Söder hatte Aiwanger bei einer Krisensitzung des Koalitionsausschusses von CSU und Freien Wählern am Dienstag nach eigenen Angaben einen Katalog von 25 Fragen zu dem Flugblatt übergeben, die dieser schriftlich beantworten soll. Zugleich hielt er vorerst weiter an seinem Vizeregierungschef fest. Eine Entlassung wäre nach jetzigem Sachstand ein "Übermaß", sagte Söder.

Der Regierungschef und CSU-Vorsitzende machte zugleich deutlich, dass dies "kein Freispruch" sei und er noch "viele" offene Fragen sehe, die Aiwanger nun vollständig aufklären müsse. Eine Frist nannte Söder aber nicht. Die Opposition warf dem Ministerpräsidenten bereits am Dienstag Schwäche vor und forderte Konsequenzen. SPD, Grüne und FDP beantragten gemeinsam eine Sondersitzung des bayerischen Landtags, in der sich Aiwanger erklären soll.

Aiwanger stand laut "Süddeutscher Zeitung" in seiner Schulzeit in den 80er Jahren im Verdacht, ein antisemitisches Flugblatt verfasst und verteilt zu haben.

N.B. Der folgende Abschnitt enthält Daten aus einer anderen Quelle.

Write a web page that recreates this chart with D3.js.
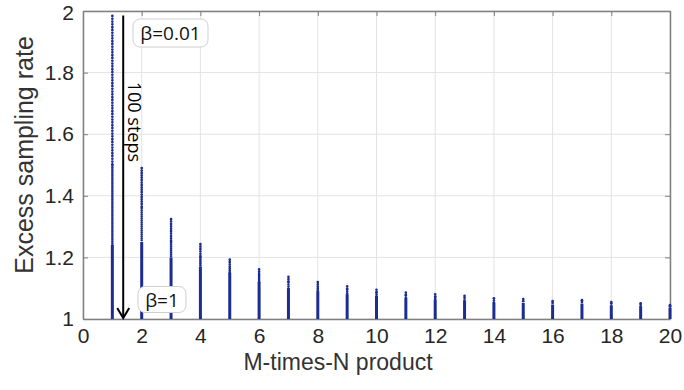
<!DOCTYPE html>
<html>
<head>
<meta charset="UTF-8">
<script src="https://d3js.org/d3.v7.min.js"></script>
<style>
  body { margin: 0; background: #fff; }
  text { font-family: "Liberation Sans", Arial, sans-serif; }
  .note { font-family: "Open Sans", "Noto Sans", sans-serif; }
</style>
</head>
<body>
<div id="chart"></div>
<script>
// M-times-N product (one dotted stack per value)
const mnProduct = [1, 2, 3, 4, 5, 6, 7, 8, 9, 10, 11, 12, 13, 14, 15, 16, 17, 18, 19, 20];
// excess sampling rate at beta = 0.01 (top of each stack)
const topRate = [1.984, 1.49, 1.324, 1.243, 1.193, 1.161, 1.137, 1.12, 1.106, 1.095,
                 1.086, 1.080, 1.075, 1.067, 1.065, 1.058, 1.061, 1.055, 1.051, 1.045];
// rate where the beta steps start to crowd together
const denseTo = [1.5, 1.36, 1.25, 1.2, 1.17, 1.14, 1.12, 1.105, 1.095, 1.085,
                 1.077, 1.072, 1.068, 1.06, 1.058, 1.052, 1.055, 1.05, 1.046, 1.041];
// rate below which the 100 beta steps merge into a solid line
const solidTo = [1.24, 1.25, 1.2, 1.17, 1.15, 1.12, 1.1, 1.09, 1.08, 1.075,
                 1.068, 1.063, 1.06, 1.053, 1.052, 1.047, 1.05, 1.045, 1.042, 1.037];

const xTicks = [0, 2, 4, 6, 8, 10, 12, 14, 16, 18, 20];
const yTicks = [1, 1.2, 1.4, 1.6, 1.8, 2];

// annotation: the arrow showing beta going from 0.01 to 1
const arrowX = 1.37;
const arrowFrom = 1.985;
const arrowTo = 1.0;

const width = 684, height = 390;
const margin = { left: 83, right: 14, top: 11, bottom: 71 };

const svg = d3.select("#chart").append("svg")
  .attr("width", width)
  .attr("height", height);

const x = d3.scaleLinear().domain([0, 20]).range([margin.left, width - margin.right]);
const y = d3.scaleLinear().domain([1, 2]).range([height - margin.bottom, margin.top]);

// grid
svg.append("g").selectAll("line")
  .data(xTicks)
  .enter().append("line")
  .attr("x1", d => x(d)).attr("x2", d => x(d))
  .attr("y1", y(1)).attr("y2", y(2))
  .attr("stroke", "#e3e3e3").attr("stroke-width", 1);
svg.append("g").selectAll("line")
  .data(yTicks)
  .enter().append("line")
  .attr("x1", x(0)).attr("x2", x(20))
  .attr("y1", d => y(d)).attr("y2", d => y(d))
  .attr("stroke", "#e3e3e3").attr("stroke-width", 1);

// axes (MATLAB style: ticks inside, box around)
const axisColor = "#808080";
const xAxis = svg.append("g")
  .attr("transform", `translate(0,${y(1)})`)
  .call(d3.axisBottom(x).tickValues(xTicks).tickSizeInner(-5).tickSizeOuter(0).tickPadding(9));
const yAxis = svg.append("g")
  .attr("transform", `translate(${x(0)},0)`)
  .call(d3.axisLeft(y).tickValues(yTicks).tickSizeInner(-5).tickSizeOuter(0).tickPadding(9).tickFormat(d3.format("~g")));
const xTop = svg.append("g")
  .attr("transform", `translate(0,${y(2)})`)
  .call(d3.axisTop(x).tickValues(xTicks).tickSizeInner(-5).tickSizeOuter(0).tickFormat(""));
const yRight = svg.append("g")
  .attr("transform", `translate(${x(20)},0)`)
  .call(d3.axisRight(y).tickValues(yTicks).tickSizeInner(-5).tickSizeOuter(0).tickFormat(""));

[xAxis, yAxis, xTop, yRight].forEach(a => {
  a.select(".domain").attr("stroke", axisColor).attr("stroke-width", 1.5);
  a.selectAll(".tick line").attr("stroke", axisColor).attr("stroke-width", 1);
  a.selectAll(".tick text").attr("fill", "#262626").style("font-size", "21px")
    .style("font-family", "'Liberation Sans', Arial, sans-serif");
});
// keep the top "2" label clear of the page edge
yAxis.selectAll(".tick text").filter(d => d === 2).attr("dy", "0.42em");

// stacks of beta steps: sparse dots, crowded dots, then solid
const dotColor = "#1b2d91";
const stacks = svg.append("g");
mnProduct.forEach((m, i) => {
  stacks.append("line")
    .attr("x1", x(m)).attr("x2", x(m))
    .attr("y1", y(1)).attr("y2", y(solidTo[i]))
    .attr("stroke", dotColor).attr("stroke-width", 3);
  stacks.append("line")
    .attr("x1", x(m)).attr("x2", x(m))
    .attr("y1", y(Math.min(denseTo[i], topRate[i]))).attr("y2", y(solidTo[i]))
    .attr("stroke", dotColor).attr("stroke-width", 2.7)
    .attr("stroke-linecap", "round")
    .attr("stroke-dasharray", "0,2");
  stacks.append("line")
    .attr("x1", x(m)).attr("x2", x(m))
    .attr("y1", y(topRate[i])).attr("y2", y(Math.max(denseTo[i], solidTo[i])))
    .attr("stroke", dotColor).attr("stroke-width", 2.7)
    .attr("stroke-linecap", "round")
    .attr("stroke-dasharray", i === 0 ? "0,2.8" : "0,2.4");
});

// arrow
svg.append("line")
  .attr("x1", x(arrowX)).attr("x2", x(arrowX))
  .attr("y1", y(arrowFrom)).attr("y2", y(arrowTo) - 1)
  .attr("stroke", "#000").attr("stroke-width", 2);
svg.append("path")
  .attr("d", `M${x(arrowX) - 6},${y(arrowTo) - 11} L${x(arrowX)},${y(arrowTo) - 1} L${x(arrowX) + 6},${y(arrowTo) - 11}`)
  .attr("fill", "none").attr("stroke", "#000").attr("stroke-width", 2);

svg.append("text")
  .attr("class", "note")
  .attr("transform", `translate(${x(arrowX) + 5},${y(1.64)}) rotate(90)`)
  .attr("text-anchor", "middle")
  .style("font-size", "18px")
  .attr("fill", "#000")
  .text("100 steps");

// labelled boxes
function noteBox(cx, cy, w, h, label) {
  svg.append("rect")
    .attr("x", cx - w / 2).attr("y", cy - h / 2)
    .attr("width", w).attr("height", h)
    .attr("rx", 7)
    .attr("fill", "#fff").attr("stroke", "#cfcfcf").attr("stroke-width", 1);
  svg.append("text")
    .attr("class", "note")
    .attr("x", cx).attr("y", cy + 7)
    .attr("text-anchor", "middle")
    .style("font-size", "19px")
    .attr("fill", "#111")
    .text(label);
}
noteBox(170.5, 33, 75, 28, "β=0.01");
noteBox(162, 299.5, 48, 26, "β=1");

// axis titles
svg.append("text")
  .attr("x", 338).attr("y", 370)
  .attr("text-anchor", "middle")
  .style("font-size", "23px")
  .attr("fill", "#333")
  .text("M-times-N product");
svg.append("text")
  .attr("transform", `translate(33,155) rotate(-90)`)
  .attr("text-anchor", "middle")
  .style("font-size", "25px")
  .attr("fill", "#333")
  .text("Excess sampling rate");
</script>
</body>
</html>
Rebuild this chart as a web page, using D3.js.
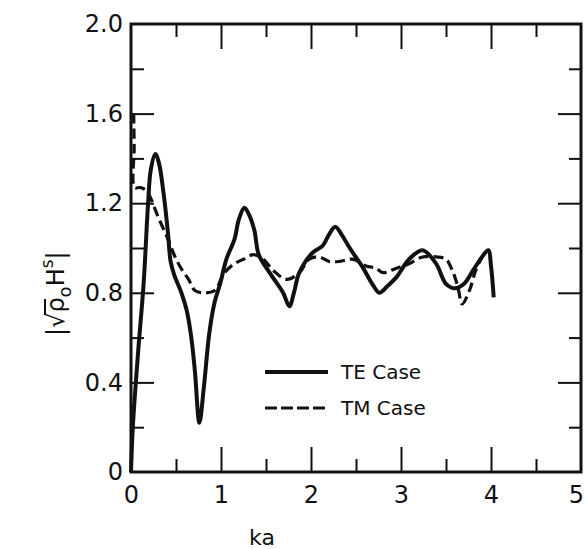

Exemplare sollen in seinem Schulranzen gefunden worden sein. Der Parteichef der Freien Wähler erklärte am Wochenende, nicht dessen Urheber gewesen zu sein. Parallel übernahm sein Bruder dafür die Verantwortung.

In Bayern wird in fünfeinhalb Wochen ein neuer Landtag gewählt. Die CSU regiert derzeit gemeinsam mit den Freien Wählern. Söder will die Koalition nach eigenen Angaben trotz der Affäre fortsetzen. Die Zusammenarbeit laufe "gut", sagte er am Dienstag. Zugleich deutete er an, dass dies auch ohne Aiwanger denkbar sie. Koalitionen hingen "nicht an einer einzigen Person".

Hagen und SPD-Spitzenkandidat Florian von Brunn erinnerten am Mittwoch mit Blick auf Aiwanger auch an dessen Auftritt bei einer Demonstration in Erding im Juni. Vor tausenden Menschen hatte er dort davon gesprochen, dass "endlich die schweigende, große Mehrheit dieses Landes sich die Demokratie wieder zurückholen muss". Ihm wurde daraufhin das Schüren antidemokratischer und rechtspopulistischer Ressentiments vorgeworfen.

Aiwangers damaliger Auftritt zeige, dass dieser "keine roten Linien" kenne und im Ringen um politische Zustimmung "sehr demagogisch" unterwegs sei, sagte von Brunn im Deutschlandfunk. Das sei gefährlich. Ähnlich äußerte sich Hagen gegenüber der Mediengruppe Bayern. "Dass ein stellvertretender Ministerpräsident sich so äußert, ist brandgefährlich", sagte er weiter.

Aus der Bundespolitik kamen erneut Forderungen nach einer Aufklärung. Die Vorwürfe seien "sehr bedrückend", sagte Bundeskanzler Olaf Scholz (SPD) am Mittwoch zum Abschluss der Kabinettsklausur in Meseberg. Es dürfe "nichts vertuscht und verwischt" werden. Vizekanzler Robert Habeck (Grüne) bezeichnete den Umgang Aiwangers mit den Berichten als "unaufrichtig".